Great Expectations

great expectations

Written by: Lianne Castelino

Published: May 9, 2013

by Lianne Castelino www.whereparentstalk.com

great expectationsSeveral years ago now, I learned a term within a business setting, taught by a consultant who was brought in to educate us on a bunch of different things. He was good, his message most interesting.  I took several things away from it.  One of them was one of the ‘golden rules’ in business, but you could easily argue in life and most certainly in parenting.

Under promise. Over deliver.

Succinct, powerful, logical and rational. And absolutely bang on.

Lately, and perhaps there is a correlation between the nuttiness of life these days, the speed at which we all seem to be moving, whether by choice or necessity, I have experienced a litany of people, situations, circumstances where people are NOT doing what they say they are going to do.

I personally have a 3-strike rule.  People get three chances to screw up in my book (weighed by the level of the screw up), before I start to write them off and spend less time, energy or anything else on them.

But when it comes to bigger, more official people in positions of power who are merely paying lip service, saying they will ‘get back to you by…’, ‘call you on this date’, ‘follow up with you tomorrow at 4pm’, etc., etc., and then turn around and DO NOT DO what they say they are going to do, I slowly become irate.  Do I have great expectations?  No, I only expect them to deliver on what they promised.

Why commit yourself to such specifics, if you likely have absolutely no intention of fulfilling it?  Or if you know you aren’t going to be able to fulfill the promise, for goodness sake let that person who is expecting the promise to be delivered — KNOW ABOUT IT.

Have we become so ignorant as a society, do we lack empathy to such a degree that we need to behave like this?

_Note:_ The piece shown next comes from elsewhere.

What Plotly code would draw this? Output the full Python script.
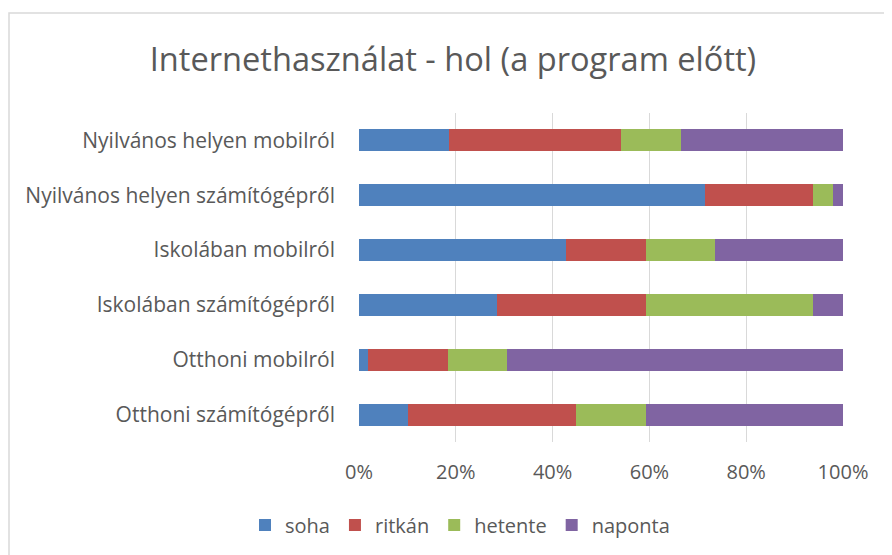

We are always telling our kids —- ‘do what you say you are going to do’.  If that is to clean your room, take out the garbage, whatever.  Don’t tell us what you think we want to hear, and then under-deliver.  That is irritating.

 

Great Expectations

For people who set their personal bars high (which I do), under promising and over-delivering can be a frightful and foreign concept.  I have come to learn that is it more a lifeline and a reality check.

It makes far more sense to set a realistic bar, deliver on it, then incrementally lift that bar higher as you move forward.

No different in parenting.  Just when you think your kids are not paying attention, they remember what you said in frustration last Saturday when you promised to buy ice cream or a toy or whatever — when your offspring finally settled down or did their chores, etc.

There is nothing more aggravating than over promising and under delivering.  It shows a blatant lack of respect, in my view for everyone involved.  It seems to be sport these with people aided and assisted by technology — hiding behind technology issues, voice mail collapses, dropped calls, and every other excuse in the book to defend themselves for not delivering.

Helping child set and achieve goals, set realistic expectations and achieve them is as important as any lesson we may teach our children in their lives. It certainly is not easy, especially we are are running around town not doing what we say we are going to do.